§ WHAT IS REQUIRED
Quote all lines below exactly. Images stay out.

§ PROVIDED DATA
= = = = =
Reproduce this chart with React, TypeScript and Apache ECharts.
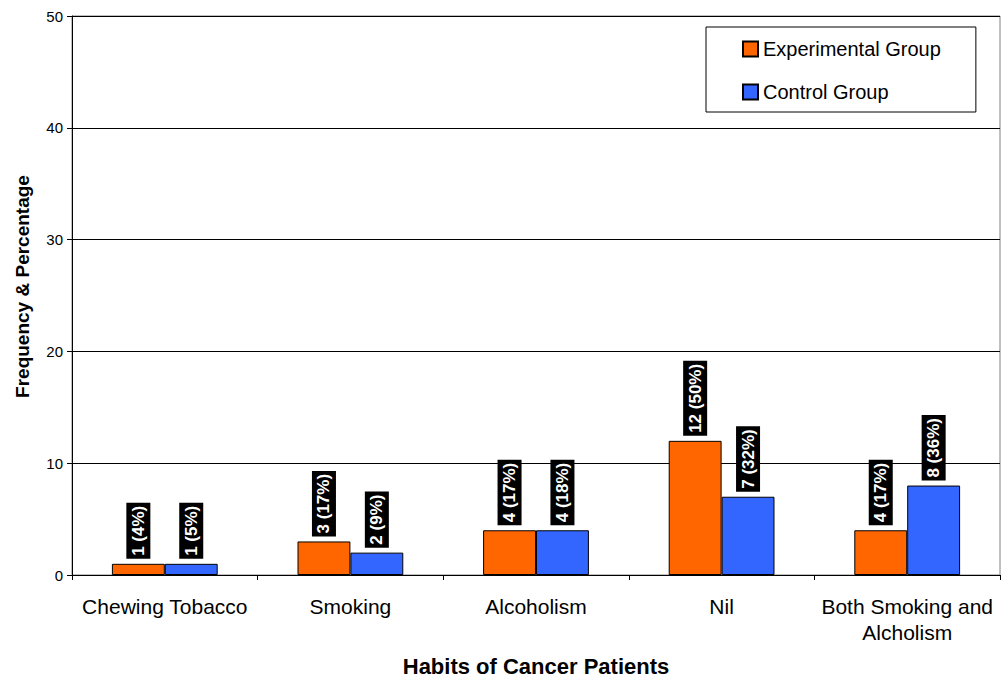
import React, { useEffect, useRef } from "react";
import * as echarts from "echarts";

const categories = [
  "Chewing Tobacco",
  "Smoking",
  "Alcoholism",
  "Nil",
  "Both Smoking and\nAlcholism",
];
const experimental = [1, 3, 4, 12, 4];
const experimentalPct = [4, 17, 17, 50, 17];
const control = [1, 2, 4, 7, 8];
const controlPct = [5, 9, 18, 32, 36];
const yTicks = { min: 0, max: 50, interval: 10 };

const FONT = "Arial, 'Liberation Sans', sans-serif";

const valueLabel = (pcts: number[]) => ({
  show: true,
  position: "top" as const,
  distance: 5,
  rotate: 90,
  align: "left" as const,
  verticalAlign: "middle" as const,
  color: "#fff",
  backgroundColor: "#000",
  padding: [3, 3],
  fontFamily: FONT,
  fontWeight: "bold" as const,
  fontSize: 17,
  lineHeight: 18,
  formatter: (p: any) => `${p.value} (${pcts[p.dataIndex]}%)`,
});

export default function App() {
  const ref = useRef<HTMLDivElement>(null);

  useEffect(() => {
    if (!ref.current) return;
    const chart = echarts.init(ref.current, null, { renderer: "svg" });
    chart.setOption({
      animation: false,
      backgroundColor: "#fff",
      textStyle: { fontFamily: FONT, color: "#000" },
      grid: {
        left: 72,
        right: 2,
        top: 16,
        bottom: 106,
        containLabel: false,
        outerBoundsMode: "none",
        show: true,
        borderColor: "#808080",
        borderWidth: 1,
      },
      legend: {
        orient: "vertical",
        left: 706,
        top: 27,
        padding: [12, 35, 10, 36],
        itemGap: 23,
        icon: "rect",
        itemWidth: 15,
        itemHeight: 15,
        borderColor: "#000",
        borderWidth: 1,
        backgroundColor: "#fff",
        textStyle: { fontFamily: FONT, fontSize: 20, lineHeight: 20, color: "#000" },
        data: ["Experimental Group", "Control Group"],
      },
      xAxis: {
        type: "category",
        data: categories,
        name: "Habits of Cancer Patients",
        nameLocation: "middle",
        nameGap: 80,
        nameMoveOverlap: false,
        nameTextStyle: { fontFamily: FONT, fontSize: 22, fontWeight: "bold", color: "#000" },
        axisLine: { lineStyle: { color: "#000", width: 1 } },
        axisTick: { show: true, length: 5, lineStyle: { color: "#000" } },
        axisLabel: {
          fontFamily: FONT,
          fontSize: 21,
          lineHeight: 26,
          color: "#000",
          margin: 18,
          interval: 0,
        },
      },
      yAxis: {
        type: "value",
        min: yTicks.min,
        max: yTicks.max,
        interval: yTicks.interval,
        name: "Frequency & Percentage",
        nameLocation: "middle",
        nameGap: 40,
        nameMoveOverlap: false,
        nameTextStyle: {
          fontFamily: FONT,
          fontSize: 19,
          fontWeight: "bold",
          color: "#000",
          padding: [0, 0, 0, 18],
        },
        axisLine: { show: true, lineStyle: { color: "#000", width: 1 } },
        axisTick: { show: true, length: 5, lineStyle: { color: "#000" } },
        axisLabel: { fontFamily: FONT, fontSize: 15, color: "#000", margin: 9 },
        splitLine: { show: true, lineStyle: { color: "#000", width: 1 } },
      },
      series: [
        {
          name: "Experimental Group",
          type: "bar",
          data: experimental,
          barGap: "0%",
          barCategoryGap: "43%",
          itemStyle: { color: "#FF6600", borderColor: "#000", borderWidth: 1 },
          label: valueLabel(experimentalPct),
        },
        {
          name: "Control Group",
          type: "bar",
          data: control,
          itemStyle: { color: "#3366FF", borderColor: "#000", borderWidth: 1 },
          label: valueLabel(controlPct),
        },
      ],
    });
    return () => chart.dispose();
  }, []);

  return (
    <div
      ref={ref}
      style={{ position: "fixed", left: 0, top: 0, width: 1002, height: 681 }}
    />
  );
}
= = = = =
§ TASK ANSWER
Reproduce this chart with React, TypeScript and Apache ECharts.
import React, { useEffect, useRef } from "react";
import * as echarts from "echarts";

const categories = [
  "Chewing Tobacco",
  "Smoking",
  "Alcoholism",
  "Nil",
  "Both Smoking and\nAlcholism",
];
const experimental = [1, 3, 4, 12, 4];
const experimentalPct = [4, 17, 17, 50, 17];
const control = [1, 2, 4, 7, 8];
const controlPct = [5, 9, 18, 32, 36];
const yTicks = { min: 0, max: 50, interval: 10 };

const FONT = "Arial, 'Liberation Sans', sans-serif";

const valueLabel = (pcts: number[]) => ({
  show: true,
  position: "top" as const,
  distance: 5,
  rotate: 90,
  align: "left" as const,
  verticalAlign: "middle" as const,
  color: "#fff",
  backgroundColor: "#000",
  padding: [3, 3],
  fontFamily: FONT,
  fontWeight: "bold" as const,
  fontSize: 17,
  lineHeight: 18,
  formatter: (p: any) => `${p.value} (${pcts[p.dataIndex]}%)`,
});

export default function App() {
  const ref = useRef<HTMLDivElement>(null);

  useEffect(() => {
    if (!ref.current) return;
    const chart = echarts.init(ref.current, null, { renderer: "svg" });
    chart.setOption({
      animation: false,
      backgroundColor: "#fff",
      textStyle: { fontFamily: FONT, color: "#000" },
      grid: {
        left: 72,
        right: 2,
        top: 16,
        bottom: 106,
        containLabel: false,
        outerBoundsMode: "none",
        show: true,
        borderColor: "#808080",
        borderWidth: 1,
      },
      legend: {
        orient: "vertical",
        left: 706,
        top: 27,
        padding: [12, 35, 10, 36],
        itemGap: 23,
        icon: "rect",
        itemWidth: 15,
        itemHeight: 15,
        borderColor: "#000",
        borderWidth: 1,
        backgroundColor: "#fff",
        textStyle: { fontFamily: FONT, fontSize: 20, lineHeight: 20, color: "#000" },
        data: ["Experimental Group", "Control Group"],
      },
      xAxis: {
        type: "category",
        data: categories,
        name: "Habits of Cancer Patients",
        nameLocation: "middle",
        nameGap: 80,
        nameMoveOverlap: false,
        nameTextStyle: { fontFamily: FONT, fontSize: 22, fontWeight: "bold", color: "#000" },
        axisLine: { lineStyle: { color: "#000", width: 1 } },
        axisTick: { show: true, length: 5, lineStyle: { color: "#000" } },
        axisLabel: {
          fontFamily: FONT,
          fontSize: 21,
          lineHeight: 26,
          color: "#000",
          margin: 18,
          interval: 0,
        },
      },
      yAxis: {
        type: "value",
        min: yTicks.min,
        max: yTicks.max,
        interval: yTicks.interval,
        name: "Frequency & Percentage",
        nameLocation: "middle",
        nameGap: 40,
        nameMoveOverlap: false,
        nameTextStyle: {
          fontFamily: FONT,
          fontSize: 19,
          fontWeight: "bold",
          color: "#000",
          padding: [0, 0, 0, 18],
        },
        axisLine: { show: true, lineStyle: { color: "#000", width: 1 } },
        axisTick: { show: true, length: 5, lineStyle: { color: "#000" } },
        axisLabel: { fontFamily: FONT, fontSize: 15, color: "#000", margin: 9 },
        splitLine: { show: true, lineStyle: { color: "#000", width: 1 } },
      },
      series: [
        {
          name: "Experimental Group",
          type: "bar",
          data: experimental,
          barGap: "0%",
          barCategoryGap: "43%",
          itemStyle: { color: "#FF6600", borderColor: "#000", borderWidth: 1 },
          label: valueLabel(experimentalPct),
        },
        {
          name: "Control Group",
          type: "bar",
          data: control,
          itemStyle: { color: "#3366FF", borderColor: "#000", borderWidth: 1 },
          label: valueLabel(controlPct),
        },
      ],
    });
    return () => chart.dispose();
  }, []);

  return (
    <div
      ref={ref}
      style={{ position: "fixed", left: 0, top: 0, width: 1002, height: 681 }}
    />
  );
}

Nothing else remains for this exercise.